Xeriscaping
Also known as: water-wise landscaping, drought-tolerant landscaping, dry landscaping
Xeriscaping is landscaping designed to minimize water use through drought-tolerant plants, efficient irrigation, mulch and water-wise materials like rock and decomposed granite. It keeps yards attractive while sharply reducing irrigation.
In simple terms
Xeriscaping means designing a yard that barely needs watering. You swap thirsty lawn for drought-tolerant plants, rock, gravel and mulch, so the landscape stays good-looking through hot, dry summers.
In depth
Xeriscaping follows a few core principles: planning and zoning plants by water need (hydrozoning), improving soil to hold moisture, limiting high-water turf, using efficient drip irrigation, mulching heavily to slow evaporation, and choosing drought-tolerant and native plants. Hardscape and mineral materials — decomposed granite paths, river-rock beds, boulders and gravel — replace large irrigated areas.

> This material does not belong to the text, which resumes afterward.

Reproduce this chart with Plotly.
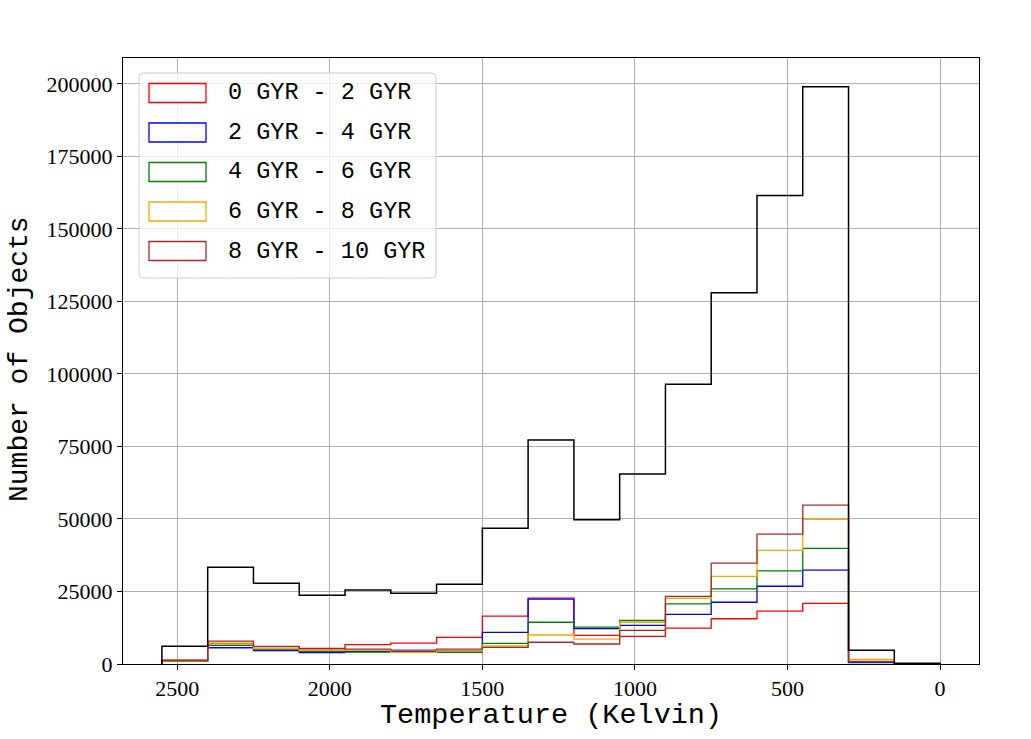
import plotly.graph_objects as go

# bin edges (Kelvin), hottest bin first
edges = [2550, 2400, 2250, 2100, 1950, 1800, 1650, 1500, 1350,
         1200, 1050, 900, 750, 600, 450, 300, 150, 0]

# counts per bin
total = [6100, 33400, 27800, 23700, 25500, 24400, 27500, 46800, 77200,
         49700, 65500, 96500, 128000, 161500, 199000, 4700, 250]
age_0_2 = [1200, 7000, 6000, 5400, 6700, 7200, 9200, 16500, 22700,
           9900, 9500, 12400, 15600, 18200, 20900, 600, 50]
age_2_4 = [1000, 5600, 4600, 3900, 4300, 4300, 4500, 10900, 22400,
           12200, 13300, 17100, 21300, 26800, 32400, 500, 40]
age_4_6 = [1000, 6400, 5100, 4400, 4100, 4000, 4000, 7100, 14400,
           12700, 15000, 20700, 25900, 32100, 39900, 700, 50]
age_6_8 = [1100, 7200, 5400, 4700, 4700, 4000, 4500, 6200, 10000,
           8600, 14400, 22600, 30200, 39200, 49900, 1600, 60]
age_8_10 = [1300, 7900, 6100, 5200, 5100, 4800, 5100, 5700, 7500,
            6900, 11600, 23300, 34800, 44800, 54800, 900, 50]

labels = ["0 GYR - 2 GYR", "2 GYR - 4 GYR", "4 GYR - 6 GYR",
          "6 GYR - 8 GYR", "8 GYR - 10 GYR"]
colors = ["red", "blue", "green", "orange", "brown"]
series = [age_0_2, age_2_4, age_4_6, age_6_8, age_8_10]

W, H = 1031, 739
L, R, T, B = 123, 979, 58, 664   # plot area in pixels


def px(x, y):
    # pixel -> paper coords
    return (x - L) / (R - L), (B - y) / (B - T)


def step(counts):
    # matplotlib 'step' histogram outline
    xs = [edges[0]] + edges
    ys = [0] + counts + [0]
    return xs, ys


fig = go.Figure()
for cnt, col, lab in zip(series, colors, labels):
    xs, ys = step(cnt)
    fig.add_trace(go.Scatter(x=xs, y=ys, mode="lines", line_shape="hv",
                             line=dict(color=col, width=1.3), name=lab,
                             showlegend=False))
xs, ys = step(total)
fig.add_trace(go.Scatter(x=xs, y=ys, mode="lines", line_shape="hv",
                         line=dict(color="black", width=1.5), name="total",
                         showlegend=False))

tickfont = dict(family="Liberation Serif", size=22, color="black")
fig.update_xaxes(range=[2677.5, -127.5], tickvals=[2500, 2000, 1500, 1000, 500, 0],
                 showgrid=True, gridcolor="#b0b0b0", gridwidth=1,
                 showline=True, linecolor="black", linewidth=1, mirror=True,
                 ticks="outside", ticklen=5, tickcolor="black",
                 tickfont=tickfont, zeroline=False)
fig.update_yaxes(range=[0, 208950], tickvals=list(range(0, 200001, 25000)),
                 tickformat="d",
                 showgrid=True, gridcolor="#b0b0b0", gridwidth=1,
                 showline=True, linecolor="black", linewidth=1, mirror=True,
                 ticks="outside", ticklen=5, tickcolor="black",
                 tickfont=tickfont, zeroline=False)

# legend drawn by hand so the keys are rectangles like matplotlib's
shapes = []
annots = []
bx0, by0, bx1, by1 = 139, 73, 436, 278
rr = 4
a = px
path = "M {} {} L {} {} Q {} {} {} {} L {} {} Q {} {} {} {} L {} {} Q {} {} {} {} L {} {} Q {} {} {} {} Z".format(
    *a(bx0 + rr, by0), *a(bx1 - rr, by0), *a(bx1, by0), *a(bx1, by0 + rr),
    *a(bx1, by1 - rr), *a(bx1, by1), *a(bx1 - rr, by1),
    *a(bx0 + rr, by1), *a(bx0, by1), *a(bx0, by1 - rr),
    *a(bx0, by0 + rr), *a(bx0, by0), *a(bx0 + rr, by0))
shapes.append(dict(type="path", path=path, xref="paper", yref="paper",
                   fillcolor="rgba(255,255,255,0.8)",
                   line=dict(color="#cccccc", width=1), layer="above"))
for i, (lab, col) in enumerate(zip(labels, colors)):
    cy = 93 + i * 39.5
    x0, y0 = px(149, cy - 9.5)
    x1, y1 = px(206, cy + 9.5)
    shapes.append(dict(type="rect", xref="paper", yref="paper",
                       x0=x0, x1=x1, y0=y0, y1=y1, fillcolor="white",
                       line=dict(color=col, width=1.3), layer="above"))
    tx, ty = px(226, cy)
    annots.append(dict(text=lab, x=tx, y=ty, xref="paper", yref="paper",
                       xanchor="left", yanchor="middle", showarrow=False,
                       font=dict(family="Liberation Mono", size=23.5,
                                 color="black")))

tx, ty = px(551, 715)
annots.append(dict(text="Temperature (Kelvin)", x=tx, y=ty, xref="paper",
                   yref="paper", xanchor="center", yanchor="middle",
                   showarrow=False,
                   font=dict(family="Liberation Mono", size=28.5, color="black")))
tx, ty = px(19, 359)
annots.append(dict(text="Number of Objects", x=tx, y=ty, xref="paper",
                   yref="paper", xanchor="center", yanchor="middle",
                   textangle=-90, showarrow=False,
                   font=dict(family="Liberation Mono", size=28, color="black")))

fig.update_layout(width=W, height=H,
                  margin=dict(l=L, r=W - R, t=T, b=H - B, pad=0),
                  plot_bgcolor="white", paper_bgcolor="white",
                  shapes=shapes, annotations=annots, showlegend=False)

# drop the browser's default 8px body margin so the figure fills the window
fig.write_html("out.html", config={"displayModeBar": False},
               post_script="document.body.style.margin='0';"
                           "document.body.style.overflow='hidden';")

Done well, it is not "zero plants," but a layered, water-efficient design suited to a Mediterranean climate.
Why it matters
In Placer County’s hot, dry summers and periodic drought restrictions, xeriscaping cuts outdoor water use dramatically while creating a resilient, low-maintenance landscape — and rock, DG and mulch are the materials that make it work.
Common mistakes
- Equating xeriscaping with bare gravel ("zeroscaping"), which looks stark and heats up.
- Skipping soil prep and mulch, so even drought-tolerant plants struggle to establish.
Examples & uses
- Replacing front lawns with DG paths, rock beds and drought-tolerant plants.
- Hydrozoned beds grouped by water need.
- Boulders and river rock as low-water focal features.